While some might roll their eyes at another self-absorbed, self-pitying, confessional account, I think what makes My Fair Junkie so powerful is that Dresner captures how a woman might end up “choosing” a life or creating a world for herself that is hard to live in. She isn’t afraid to confront the ways she, too, holds herself back. She makes clear that complaining or wanting out aren’t specialized activities reserved only for the most fractured or fucked up among us.
It’s hard to build a life, no matter who you are, Dresner suggests. And she certainly makes a convincing case by tracking her fall from growing up in Beverly Hills to cleaning LA streets in a “chain gang.”
Getting clean involves the ordinary, spiritual work of showing up and staying present. For Dresner, it also involves the unpredictable, entertaining work of cracking jokes and letting it all hang out, as well as ripping through rehab, sober living, and court-mandated community service.

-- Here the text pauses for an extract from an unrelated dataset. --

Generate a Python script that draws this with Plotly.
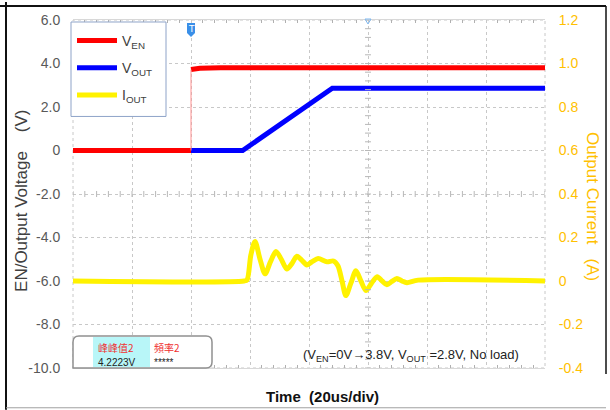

Recovering with a foot on the gas, Dresner occasionally pushes it a bit too far. At times, she turns people into punchlines. She pokes fun at fat, stupid, and square women. She punches down, as if to underscore she isn’t Brene Brown or Glennon Doyle and isn’t here to encourage us to accept ourselves in all our fullness and complexity. She isn’t here to cultivate a community of love warriors embracing our vulnerability. For me, these sections were hard to stomach.
I flinched at some of Dresner’s cool girl lines, half-cringing that she was liberating herself on the backs of others and half-wondering if she’d joke about my tall lanky frame if she were to lay eyes on me. I questioned if she could have done more to situate her experience politically or to offer a critical reading of addiction and recovery in contemporary life.
That said, overall, I found her work entertaining. She’s a comic, not a cultural critic. She’s sarcasm, fur coats, and black eyeliner. Her cultural project—if there is one—centers on staying sober and holding herself—not the rest of us—up. She theorizes the relief that comes with being confined or contained or otherwise held down. And while she points to one-night stands, set routines, and institutional structures as ways of being held, she also articulates the difficult and demanding work of holding herself up—finding her own forms, her own jokes, and her own spearmint-gum trajectory. She beautifully narrates how hard it is to build a life without abandoning oneself, and that’s a worthwhile project, if you ask me.